2) Good coaches.  CFSA has the best coaches.  And I'm not just saying that because I get to work with them.  You need to have a relationship with your coaches -- or at least one coach -- who knows your strengths and your limits.  They also need to know your comfort zone -- and when to shove you, heels dug in, outside of it, whether it's for your max overhead squat or talking you in to competing.
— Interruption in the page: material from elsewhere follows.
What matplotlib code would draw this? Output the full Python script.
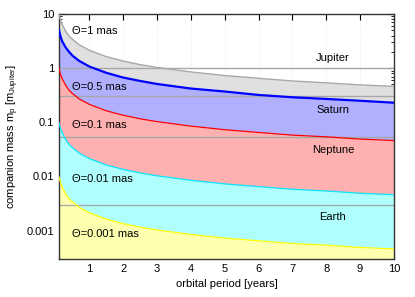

3) Yourself.  You need to find the fire somewhere to start -- the things above are just fuel.  If you don't believe it, really believe it, nobody can do it for you.  They can't want it for you.  They won't make sure you show up at the box if you don't want to.  You have to dig deep and find that place to start from.  Get there.  Get started.  Everything else will keep you going.  Everything else is just bonus points.


Three Things I Need

Setting some new skill work goals for this summer, if I want to keep competing:
1) Pull-ups (I had a dream about kipping the other night, so they can't be that far off, right?)
2) Rope climbs
3) HSPUs
5) stringing my double-unders together

I'm not the same person I was this time last year.  I've already plowed through many of the goals I set (and missed a few others).  By the time I hit my one-year "Crossfitaversary", I will hopefully have lost 50 pounds (lofty goals, right?  12 to go.).  I will have my Level 1 and be a certified mobility coach (don't ask me what I want to do with these yet, because I don't know).  I'm drinking a gallon of water at my desk, I daydream about dried fruit, I love my thighs because they can help me stand up 400 pounds (um... almost) and I mentally reference "my paleo kitchen".  I moved here on anxiety and blood sugar medication, and through a clean, truly healthy diet and lots of quality exercise I have controlled both free of prescriptions.  I feel more at home in NoVa than I ever have anywhere in my life, and I have the support of my friends far and the community of my friends near.

This is my bottom line, right: I want to help other people change their lives, but I have to change my own first.  I think I've got a good momentum going there.  I have had incredibly kind things said to me by people I respect about how I'm inspiring.  I'm just a girl doing what she does.  This is the truth, CFSA: you all inspire me!